Lemon Pepper Chicken (Printable Version)

Pan-seared chicken breasts coated in a zesty lemon-pepper butter sauce. A simple, elegant dish ready in 30 minutes.

# What You'll Need:

→ Chicken

01 - 4 boneless, skinless chicken breasts (5.3–6.3 oz each)
02 - 1/2 teaspoon salt
03 - 1/2 teaspoon freshly ground black pepper
04 - 1/2 cup all-purpose flour
05 - 2 tablespoons olive oil

→ Lemon-Pepper Butter Sauce

06 - 3 tablespoons unsalted butter
07 - 2 cloves garlic, minced
08 - Zest of 1 lemon
09 - 3 tablespoons fresh lemon juice
10 - 1/2 teaspoon freshly ground black pepper
11 - 2 tablespoons fresh parsley, chopped

# How to Make It:

01 - Pat chicken breasts dry with paper towels. Season both sides generously with salt and black pepper.
02 - Lightly coat each chicken breast in flour, shaking off excess flour to ensure even coverage.
03 - Heat olive oil in a large skillet over medium-high heat. Add chicken breasts and cook 5–6 minutes per side until golden brown and internal temperature reaches 165°F. Transfer to a plate and tent loosely with foil.
04 - Reduce heat to medium. Add butter to the same skillet and allow to melt completely. Stir in minced garlic and cook for 30 seconds until fragrant.
05 - Add lemon zest, lemon juice, and black pepper to the skillet. Simmer for 1–2 minutes while scraping up caramelized bits from the pan bottom.
06 - Return chicken to the pan and spoon sauce over each piece. Heat for 1–2 minutes until chicken is warmed through and coated with sauce.
07 - Transfer chicken to serving plates and drizzle remaining sauce over top. Garnish with fresh parsley.

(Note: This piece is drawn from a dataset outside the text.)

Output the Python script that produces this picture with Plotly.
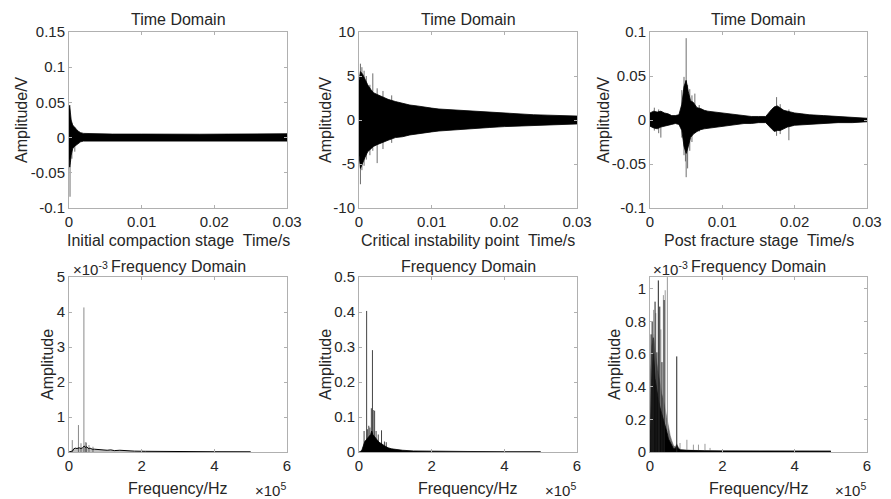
import plotly.graph_objects as go

W, H = 891, 499

# ---------------- data ----------------
# Panel 1: initial compaction stage, time domain (V)
t1 = [0, 0.0001, 0.0002, 0.0003, 0.0005, 0.0007, 0.001, 0.0013, 0.0016, 0.002, 0.003,
      0.006, 0.01, 0.014, 0.018, 0.022, 0.026, 0.03]
up1 = [0.040, 0.046, 0.035, 0.025, 0.018, 0.015, 0.012, 0.009, 0.007, 0.006, 0.0055,
       0.005, 0.005, 0.0045, 0.0048, 0.005, 0.0055, 0.0055]
lo1 = [-0.030, -0.042, -0.035, -0.025, -0.016, -0.013, -0.010, -0.008, -0.006, -0.005, -0.0048,
       -0.0045, -0.0045, -0.004, -0.0042, -0.0045, -0.005, -0.005]
spk1_t = [0.00014, 0.0004, 0.0008]
spk1_hi = [0.02, 0.02, 0.015]
spk1_lo = [-0.084, -0.03, -0.02]

# Panel 2: critical instability point, time domain (V)
t2 = [0, 0.0002, 0.0005, 0.0008, 0.0012, 0.0016, 0.002, 0.0025, 0.003, 0.0035, 0.004, 0.005,
      0.006, 0.007, 0.008, 0.009, 0.010, 0.011, 0.012, 0.013, 0.014, 0.015, 0.016, 0.018,
      0.020, 0.022, 0.024, 0.026, 0.028, 0.030]
up2 = [4.5, 5.5, 5.2, 4.6, 4.0, 3.5, 3.1, 2.9, 2.7, 2.5, 2.35, 2.1, 1.9, 1.7, 1.6, 1.45,
       1.35, 1.25, 1.2, 1.1, 1.05, 1.0, 0.95, 0.85, 0.75, 0.7, 0.6, 0.55, 0.5, 0.45]
lo2 = [-4.0, -5.5, -5.0, -4.3, -3.6, -3.3, -3.0, -2.8, -2.6, -2.45, -2.3, -2.0, -1.9, -1.7,
       -1.6, -1.45, -1.35, -1.25, -1.2, -1.1, -1.05, -1.0, -0.95, -0.85, -0.75, -0.7, -0.6,
       -0.55, -0.5, -0.45]
spk2_t = [0.0002, 0.0004, 0.0007, 0.0010, 0.0015, 0.0019, 0.0025, 0.0033, 0.0045]
spk2_hi = [6.4, 6.0, 5.6, 5.0, 4.0, 5.3, 3.6, 3.3, 2.8]
spk2_lo = [-7.3, -5.7, -5.2, -4.5, -4.0, -3.5, -4.9, -3.3, -2.6]

# Panel 3: post fracture stage, time domain (V)
t3 = [0, 0.0005, 0.001, 0.0015, 0.002, 0.0025, 0.003, 0.0035, 0.004, 0.0044, 0.0047, 0.0050,
      0.0053, 0.0056, 0.006, 0.0065, 0.007, 0.0075, 0.008, 0.009, 0.010, 0.011, 0.012, 0.013,
      0.014, 0.015, 0.016, 0.0168, 0.0172, 0.0176, 0.018, 0.0185, 0.019, 0.0195, 0.020, 0.021,
      0.022, 0.024, 0.026, 0.028, 0.030]
up3 = [0.008, 0.010, 0.009, 0.010, 0.008, 0.007, 0.005, 0.005, 0.006, 0.018, 0.038, 0.045,
       0.032, 0.022, 0.020, 0.014, 0.013, 0.011, 0.010, 0.009, 0.008, 0.007, 0.006, 0.005,
       0.004, 0.004, 0.004, 0.012, 0.015, 0.016, 0.014, 0.011, 0.010, 0.009, 0.008, 0.007,
       0.006, 0.005, 0.004, 0.003, 0.002]
lo3 = [-0.007, -0.009, -0.010, -0.008, -0.007, -0.006, -0.005, -0.004, -0.005, -0.012, -0.030,
       -0.038, -0.030, -0.020, -0.016, -0.013, -0.011, -0.010, -0.009, -0.008, -0.007, -0.006,
       -0.005, -0.004, -0.004, -0.003, -0.003, -0.010, -0.013, -0.012, -0.012, -0.010, -0.008,
       -0.007, -0.006, -0.005, -0.005, -0.004, -0.003, -0.003, -0.002]
spk3_t = [0.0006, 0.0012, 0.0015, 0.0044, 0.0047, 0.0049, 0.0050, 0.0052, 0.0055, 0.0058,
          0.0062, 0.0068, 0.0175, 0.0180, 0.0192]
spk3_hi = [0.014, 0.012, 0.010, 0.034, 0.049, 0.045, 0.093, 0.040, 0.035, 0.028, 0.030,
           0.017, 0.026, 0.018, 0.012]
spk3_lo = [-0.012, -0.015, -0.020, -0.020, -0.040, -0.047, -0.065, -0.055, -0.035, -0.025,
           -0.015, -0.013, -0.018, -0.016, -0.023]

# Panel 4: frequency domain, initial compaction (amplitude x1e-3)
f4 = [0, 0.05e5, 0.10e5, 0.13e5, 0.17e5, 0.22e5, 0.28e5, 0.33e5, 0.37e5, 0.42e5, 0.45e5,
      0.49e5, 0.53e5, 0.58e5, 0.64e5, 0.70e5, 0.77e5, 0.85e5, 0.95e5, 1.05e5, 1.15e5, 1.25e5,
      1.4e5, 1.6e5, 1.8e5, 2.1e5, 2.5e5, 3e5, 4e5, 5e5]
a4 = [0, 0.01, 0.03, 0.09, 0.11, 0.10, 0.12, 0.10, 0.12, 0.17, 0.13, 0.15, 0.10, 0.11, 0.08,
      0.08, 0.07, 0.06, 0.05, 0.05, 0.06, 0.04, 0.05, 0.03, 0.025, 0.02, 0.015, 0.01, 0.008, 0.006]
spk4_f = [0.09e5, 0.26e5, 0.33e5, 0.41e5, 0.45e5, 0.48e5, 0.55e5, 0.66e5, 2.0e5]
spk4_a = [0.34, 0.77, 0.25, 4.13, 0.28, 0.27, 0.2, 0.15, 0.06]

# Panel 5: frequency domain, critical instability point
f5 = [0, 0.05e5, 0.08e5, 0.12e5, 0.16e5, 0.20e5, 0.24e5, 0.28e5, 0.32e5, 0.35e5, 0.38e5,
      0.42e5, 0.46e5, 0.50e5, 0.55e5, 0.60e5, 0.65e5, 0.70e5, 0.75e5, 0.80e5, 0.90e5, 1.0e5,
      1.2e5, 1.5e5, 2e5, 3e5, 4e5, 5e5]
a5 = [0, 0.002, 0.006, 0.02, 0.03, 0.035, 0.04, 0.045, 0.05, 0.06, 0.05, 0.045, 0.04, 0.032,
      0.028, 0.025, 0.02, 0.018, 0.015, 0.012, 0.009, 0.007, 0.005, 0.003, 0.002, 0.0015,
      0.001, 0.001]
spk5_f = [0.14e5, 0.21e5, 0.23e5, 0.27e5, 0.30e5, 0.34e5, 0.37e5, 0.39e5, 0.43e5, 0.47e5,
          0.53e5, 0.62e5, 0.70e5, 0.75e5]
spk5_a = [0.06, 0.403, 0.065, 0.075, 0.07, 0.125, 0.291, 0.12, 0.118, 0.06, 0.05, 0.062,
          0.03, 0.028]

# Panel 6: frequency domain, post fracture stage (amplitude x1e-3)
f6 = [0, 0.02e5, 0.05e5, 0.08e5, 0.10e5, 0.14e5, 0.18e5, 0.23e5, 0.28e5, 0.32e5, 0.37e5,
      0.42e5, 0.47e5, 0.51e5, 0.56e5, 0.60e5, 0.65e5, 0.70e5, 0.74e5, 0.78e5, 0.85e5, 1.0e5,
      1.2e5, 1.5e5, 2e5, 3e5, 4e5, 5e5]
a6 = [0, 0.2, 0.45, 0.55, 0.6, 0.45, 0.38, 0.32, 0.27, 0.24, 0.2, 0.16, 0.12, 0.08, 0.06,
      0.045, 0.02, 0.02, 0.04, 0.02, 0.012, 0.01, 0.008, 0.007, 0.006, 0.005, 0.005, 0.005]
a6_outer = [0, 0.5, 0.65, 0.7, 0.72, 0.62, 0.55, 0.48, 0.42, 0.36, 0.32, 0.26, 0.2, 0.14,
            0.1, 0.07, 0.04, 0.03, 0.05, 0.03, 0.015, 0.012, 0.01, 0.008, 0.007, 0.006,
            0.006, 0.006]
spk6k_f = [0.03e5, 0.06e5, 0.09e5, 0.14e5, 0.19e5, 0.23e5, 0.27e5, 0.33e5, 0.39e5, 0.74e5]
spk6k_a = [0.72, 0.80, 0.70, 0.92, 0.61, 1.05, 0.89, 0.55, 0.93, 0.585]
spk6g_f = [0.04e5, 0.10e5, 0.16e5, 0.30e5, 0.37e5, 0.42e5, 0.48e5, 0.83e5, 1.02e5, 1.2e5,
           1.34e5, 1.52e5, 1.66e5]
spk6g_a = [0.60, 0.87, 0.85, 0.75, 0.96, 0.99, 1.07, 0.055, 0.075, 0.045, 0.045, 0.05, 0.025]

time_labels = ["Initial compaction stage\u00a0 Time/s",
               "Critical instability point\u00a0 Time/s",
               "Post fracture stage\u00a0 Time/s"]

# ---------------- layout geometry (pixels) ----------------
cols_px = [(69, 287), (359, 577), (650, 867)]
rows_px = [(32, 208), (277, 452)]
FONT = "Liberation Sans, Arial, sans-serif"
TXT = "#262626"
AX = "#b0b0b0"

fig = go.Figure()


def ax_name(i):
    return ("x" if i == 1 else f"x{i}"), ("y" if i == 1 else f"y{i}")


def segs(xs, lo, hi):
    X, Y = [], []
    for x, l, h in zip(xs, lo, hi):
        X += [x, x, None]
        Y += [l, h, None]
    return X, Y


def add_band(i, t, up, lo, spt, sphi, splo):
    xa, ya = ax_name(i)
    X, Y = segs(spt, splo, sphi)
    fig.add_trace(go.Scatter(x=X, y=Y, mode="lines", line=dict(color="#6e6e6e", width=1),
                             xaxis=xa, yaxis=ya, hoverinfo="skip"))
    fig.add_trace(go.Scatter(x=list(t) + list(t)[::-1], y=list(up) + list(lo)[::-1],
                             mode="lines", fill="toself", fillcolor="black",
                             line=dict(color="black", width=0.8),
                             xaxis=xa, yaxis=ya, hoverinfo="skip"))


def add_spec(i, f, a, spf, spa, color, fillcol, width=1.0):
    xa, ya = ax_name(i)
    X, Y = segs(spf, [0] * len(spf), spa)
    fig.add_trace(go.Scatter(x=X, y=Y, mode="lines", line=dict(color=color, width=1),
                             xaxis=xa, yaxis=ya, hoverinfo="skip"))
    fig.add_trace(go.Scatter(x=f, y=a, mode="lines", fill="tozeroy", fillcolor=fillcol,
                             line=dict(color="black", width=width),
                             xaxis=xa, yaxis=ya, hoverinfo="skip"))


add_band(1, t1, up1, lo1, spk1_t, spk1_hi, spk1_lo)
add_band(2, t2, up2, lo2, spk2_t, spk2_hi, spk2_lo)
add_band(3, t3, up3, lo3, spk3_t, spk3_hi, spk3_lo)
add_spec(4, f4, a4, spk4_f, spk4_a, "#8a8a8a", "rgba(0,0,0,0.25)", 1.0)
add_spec(5, f5, a5, spk5_f, spk5_a, "#444444", "black", 0.8)
# panel 6: outer gray haze, gray spikes, black spikes, black core
fig.add_trace(go.Scatter(x=f6, y=a6_outer, mode="lines", fill="tozeroy", fillcolor="#6a6a6a",
                         line=dict(color="#6a6a6a", width=0.5), xaxis="x6", yaxis="y6",
                         hoverinfo="skip"))
add_spec(6, f6, a6, spk6g_f, spk6g_a, "#9a9a9a", "black", 0.8)
Xk, Yk = segs(spk6k_f, [0] * len(spk6k_f), spk6k_a)
fig.add_trace(go.Scatter(x=Xk, y=Yk, mode="lines", line=dict(color="#222222", width=1),
                         xaxis="x6", yaxis="y6", hoverinfo="skip"))

common = dict(showline=True, linecolor=AX, linewidth=1, mirror="ticks", ticks="inside",
              ticklen=3, tickcolor=AX, showgrid=False, zeroline=False, fixedrange=True,
              automargin=False,
              tickfont=dict(family=FONT, size=15, color=TXT))

yspecs = {
    1: ([-0.1, 0.15], [-0.1, -0.05, 0, 0.05, 0.1, 0.15], ["-0.1", "-0.05", "0", "0.05", "0.1", "0.15"]),
    2: ([-10, 10], [-10, -5, 0, 5, 10], ["-10", "-5", "0", "5", "10"]),
    3: ([-0.1, 0.1], [-0.1, -0.05, 0, 0.05, 0.1], ["-0.1", "-0.05", "0", "0.05", "0.1"]),
    4: ([0, 5], [0, 1, 2, 3, 4, 5], ["0", "1", "2", "3", "4", "5"]),
    5: ([0, 0.5], [0, 0.1, 0.2, 0.3, 0.4, 0.5], ["0", "0.1", "0.2", "0.3", "0.4", "0.5"]),
    6: ([0, 1.071], [0, 0.2, 0.4, 0.6, 0.8, 1.0], ["0", "0.2", "0.4", "0.6", "0.8", "1"]),
}

lay = {}
for i in range(1, 7):
    r, c = (i - 1) // 3, (i - 1) % 3
    x0, x1 = cols_px[c]
    top, bot = rows_px[r]
    xk = "xaxis" if i == 1 else f"xaxis{i}"
    yk = "yaxis" if i == 1 else f"yaxis{i}"
    ya = "y" if i == 1 else f"y{i}"
    xa = "x" if i == 1 else f"x{i}"
    if r == 0:
        xr, xt, xtt = [0, 0.03], [0, 0.01, 0.02, 0.03], ["0", "0.01", "0.02", "0.03"]
    else:
        xr, xt, xtt = [0, 6e5], [0, 2e5, 4e5, 6e5], ["0", "2", "4", "6"]
    lay[xk] = dict(common, domain=[x0 / W, x1 / W], range=xr, tickvals=xt, ticktext=xtt,
                   anchor=ya)
    yr, yt, ytt = yspecs[i]
    lay[yk] = dict(common, domain=[1 - bot / H, 1 - top / H], range=yr, tickvals=yt,
                   ticktext=ytt, anchor=xa)

ann = []


def A(text, x, y, size=16, xanchor="center", yanchor="middle", angle=0):
    ann.append(dict(text=text, x=x / W, y=1 - y / H, xref="paper", yref="paper",
                    showarrow=False, xanchor=xanchor, yanchor=yanchor, textangle=angle,
                    font=dict(family=FONT, size=size, color=TXT)))


for c in range(3):
    x0, x1 = cols_px[c]
    cx = (x0 + x1) / 2
    A("Time Domain", cx, 19)
    A(time_labels[c], cx, 241)
    A("Frequency Domain", cx, 266)
    A("Frequency/Hz", cx, 488)
    A("\u00d710<sup>5</sup>", x1 + 1, 489, size=15, xanchor="right")

A("Amplitude/V", 21, 120, angle=-90)
A("Amplitude/V", 325, 120, angle=-90)
A("Amplitude/V", 603, 120, angle=-90)
A("Amplitude", 47, 365, angle=-90)
A("Amplitude", 325, 365, angle=-90)
A("Amplitude", 614, 365, angle=-90)
A("\u00d710<sup>-3</sup>", 71, 268, size=15, xanchor="left")
A("\u00d710<sup>-3</sup>", 651, 268, size=15, xanchor="left")

fig.update_layout(width=W, height=H, margin=dict(l=0, r=0, t=0, b=0),
                  paper_bgcolor="white", plot_bgcolor="white", showlegend=False,
                  annotations=ann, **lay)

fig.write_html("out.html", config={"displayModeBar": False},
               post_script="document.body.style.margin='0';document.body.style.padding='0';"
                           "document.body.style.overflow='hidden';")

Serve immediately.

# Expert Tips:

01 -
  • It tastes like you spent an hour in the kitchen but you're done in thirty minutes flat.
  • The lemony butter sauce clings to every bite and makes even plain rice feel special.
  • You probably already have everything you need sitting in your pantry right now.
  • It reheats beautifully for lunch the next day without getting rubbery.
02 -
  • Don't skip drying the chicken, wet chicken steams instead of sears and you'll miss that gorgeous crust.
  • If your butter starts to brown too fast, pull the pan off the heat for a moment, it only takes seconds to go from nutty to bitter.
  • Use a meat thermometer the first few times until you get a feel for doneness, overcooked chicken is sad chicken.
03 -
  • Pound your chicken breasts to an even thickness before cooking so they cook at the same rate and stay tender all the way through.
  • Let the chicken rest under foil while you make the sauce, it keeps the juices inside instead of running all over your cutting board.
  • Taste the sauce before you pour it, you might want more lemon or pepper depending on your mood and your lemon's tartness.